• **Dataset excerpt**

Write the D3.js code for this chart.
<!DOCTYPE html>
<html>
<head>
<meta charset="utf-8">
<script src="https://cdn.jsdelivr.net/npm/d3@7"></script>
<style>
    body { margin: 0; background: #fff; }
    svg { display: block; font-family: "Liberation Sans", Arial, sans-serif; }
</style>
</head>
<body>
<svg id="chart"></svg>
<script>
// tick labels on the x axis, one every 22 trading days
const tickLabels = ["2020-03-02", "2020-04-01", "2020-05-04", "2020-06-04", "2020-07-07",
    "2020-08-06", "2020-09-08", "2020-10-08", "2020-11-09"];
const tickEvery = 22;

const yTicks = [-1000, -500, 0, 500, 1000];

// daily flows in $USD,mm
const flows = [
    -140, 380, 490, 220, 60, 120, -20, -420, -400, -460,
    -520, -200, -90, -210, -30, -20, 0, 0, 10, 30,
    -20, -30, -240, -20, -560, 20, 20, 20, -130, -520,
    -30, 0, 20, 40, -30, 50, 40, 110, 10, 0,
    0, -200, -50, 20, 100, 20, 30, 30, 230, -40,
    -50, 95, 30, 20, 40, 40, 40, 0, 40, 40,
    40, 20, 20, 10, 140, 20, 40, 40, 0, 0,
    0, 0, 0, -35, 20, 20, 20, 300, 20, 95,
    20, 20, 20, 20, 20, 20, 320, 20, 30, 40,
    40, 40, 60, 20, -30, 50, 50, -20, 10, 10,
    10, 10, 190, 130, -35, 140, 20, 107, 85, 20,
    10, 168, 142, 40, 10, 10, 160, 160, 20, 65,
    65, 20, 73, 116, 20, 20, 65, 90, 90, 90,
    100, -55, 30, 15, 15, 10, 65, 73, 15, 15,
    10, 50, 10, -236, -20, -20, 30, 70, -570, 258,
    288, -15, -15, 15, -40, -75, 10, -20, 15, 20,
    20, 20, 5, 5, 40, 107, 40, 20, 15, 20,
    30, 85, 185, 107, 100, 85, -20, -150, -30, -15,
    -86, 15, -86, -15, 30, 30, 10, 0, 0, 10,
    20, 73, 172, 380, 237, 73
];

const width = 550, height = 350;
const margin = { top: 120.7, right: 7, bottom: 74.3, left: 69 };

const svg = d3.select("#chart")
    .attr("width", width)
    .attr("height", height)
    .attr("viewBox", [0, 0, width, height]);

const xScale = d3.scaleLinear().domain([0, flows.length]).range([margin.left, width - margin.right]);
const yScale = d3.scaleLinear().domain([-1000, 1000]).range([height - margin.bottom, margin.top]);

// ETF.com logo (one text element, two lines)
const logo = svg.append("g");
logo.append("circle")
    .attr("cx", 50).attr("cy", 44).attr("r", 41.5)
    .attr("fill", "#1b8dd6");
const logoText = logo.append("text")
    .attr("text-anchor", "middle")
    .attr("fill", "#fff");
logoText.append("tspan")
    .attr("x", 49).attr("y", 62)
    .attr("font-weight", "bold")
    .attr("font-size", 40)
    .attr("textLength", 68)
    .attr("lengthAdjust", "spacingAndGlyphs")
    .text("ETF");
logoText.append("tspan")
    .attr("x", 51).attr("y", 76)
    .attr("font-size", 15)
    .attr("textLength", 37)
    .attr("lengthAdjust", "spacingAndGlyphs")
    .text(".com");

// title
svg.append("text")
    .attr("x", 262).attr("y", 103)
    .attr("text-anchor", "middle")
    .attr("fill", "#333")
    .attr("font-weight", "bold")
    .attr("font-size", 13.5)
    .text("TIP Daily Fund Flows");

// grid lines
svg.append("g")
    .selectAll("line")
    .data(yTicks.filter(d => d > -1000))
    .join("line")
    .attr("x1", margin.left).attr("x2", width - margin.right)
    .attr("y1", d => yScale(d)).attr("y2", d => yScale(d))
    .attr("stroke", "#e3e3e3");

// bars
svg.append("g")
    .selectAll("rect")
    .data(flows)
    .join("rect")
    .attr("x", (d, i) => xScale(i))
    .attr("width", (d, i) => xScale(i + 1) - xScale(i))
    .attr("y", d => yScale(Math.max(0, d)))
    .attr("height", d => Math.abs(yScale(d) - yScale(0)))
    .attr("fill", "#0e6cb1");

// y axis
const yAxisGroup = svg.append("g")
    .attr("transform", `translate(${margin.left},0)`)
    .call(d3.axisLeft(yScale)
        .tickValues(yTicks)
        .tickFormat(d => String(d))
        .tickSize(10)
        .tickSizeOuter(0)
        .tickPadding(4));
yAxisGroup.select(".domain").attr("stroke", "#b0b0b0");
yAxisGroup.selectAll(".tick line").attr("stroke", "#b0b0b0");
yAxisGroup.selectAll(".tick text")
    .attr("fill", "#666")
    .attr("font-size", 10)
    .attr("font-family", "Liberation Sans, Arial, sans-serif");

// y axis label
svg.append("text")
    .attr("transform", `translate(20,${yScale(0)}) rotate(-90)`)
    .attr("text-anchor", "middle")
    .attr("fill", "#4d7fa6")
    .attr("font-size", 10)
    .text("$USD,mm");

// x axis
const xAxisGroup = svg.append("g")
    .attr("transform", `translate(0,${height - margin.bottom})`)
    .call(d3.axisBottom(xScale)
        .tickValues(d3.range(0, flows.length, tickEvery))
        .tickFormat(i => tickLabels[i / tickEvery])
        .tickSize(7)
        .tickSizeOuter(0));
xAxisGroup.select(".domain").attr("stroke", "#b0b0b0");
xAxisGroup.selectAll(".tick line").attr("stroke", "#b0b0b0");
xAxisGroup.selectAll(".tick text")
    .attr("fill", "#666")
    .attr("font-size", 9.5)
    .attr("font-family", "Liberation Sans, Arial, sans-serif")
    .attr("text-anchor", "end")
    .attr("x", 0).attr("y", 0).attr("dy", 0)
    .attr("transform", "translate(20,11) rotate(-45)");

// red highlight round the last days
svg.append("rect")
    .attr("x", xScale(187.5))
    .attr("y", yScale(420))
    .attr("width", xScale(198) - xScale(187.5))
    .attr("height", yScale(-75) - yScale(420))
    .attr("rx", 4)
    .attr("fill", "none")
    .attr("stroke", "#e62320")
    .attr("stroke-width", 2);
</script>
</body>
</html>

• **Stated goal**
Lines from the start of the material above through the line containing "- margin.bottom, margin.top]);" are to be duplicated exactly, and only those.

• **Exercise result**
Write the D3.js code for this chart.
<!DOCTYPE html>
<html>
<head>
<meta charset="utf-8">
<script src="https://cdn.jsdelivr.net/npm/d3@7"></script>
<style>
    body { margin: 0; background: #fff; }
    svg { display: block; font-family: "Liberation Sans", Arial, sans-serif; }
</style>
</head>
<body>
<svg id="chart"></svg>
<script>
// tick labels on the x axis, one every 22 trading days
const tickLabels = ["2020-03-02", "2020-04-01", "2020-05-04", "2020-06-04", "2020-07-07",
    "2020-08-06", "2020-09-08", "2020-10-08", "2020-11-09"];
const tickEvery = 22;

const yTicks = [-1000, -500, 0, 500, 1000];

// daily flows in $USD,mm
const flows = [
    -140, 380, 490, 220, 60, 120, -20, -420, -400, -460,
    -520, -200, -90, -210, -30, -20, 0, 0, 10, 30,
    -20, -30, -240, -20, -560, 20, 20, 20, -130, -520,
    -30, 0, 20, 40, -30, 50, 40, 110, 10, 0,
    0, -200, -50, 20, 100, 20, 30, 30, 230, -40,
    -50, 95, 30, 20, 40, 40, 40, 0, 40, 40,
    40, 20, 20, 10, 140, 20, 40, 40, 0, 0,
    0, 0, 0, -35, 20, 20, 20, 300, 20, 95,
    20, 20, 20, 20, 20, 20, 320, 20, 30, 40,
    40, 40, 60, 20, -30, 50, 50, -20, 10, 10,
    10, 10, 190, 130, -35, 140, 20, 107, 85, 20,
    10, 168, 142, 40, 10, 10, 160, 160, 20, 65,
    65, 20, 73, 116, 20, 20, 65, 90, 90, 90,
    100, -55, 30, 15, 15, 10, 65, 73, 15, 15,
    10, 50, 10, -236, -20, -20, 30, 70, -570, 258,
    288, -15, -15, 15, -40, -75, 10, -20, 15, 20,
    20, 20, 5, 5, 40, 107, 40, 20, 15, 20,
    30, 85, 185, 107, 100, 85, -20, -150, -30, -15,
    -86, 15, -86, -15, 30, 30, 10, 0, 0, 10,
    20, 73, 172, 380, 237, 73
];

const width = 550, height = 350;
const margin = { top: 120.7, right: 7, bottom: 74.3, left: 69 };

const svg = d3.select("#chart")
    .attr("width", width)
    .attr("height", height)
    .attr("viewBox", [0, 0, width, height]);

const xScale = d3.scaleLinear().domain([0, flows.length]).range([margin.left, width - margin.right]);
const yScale = d3.scaleLinear().domain([-1000, 1000]).range([height - margin.bottom, margin.top]);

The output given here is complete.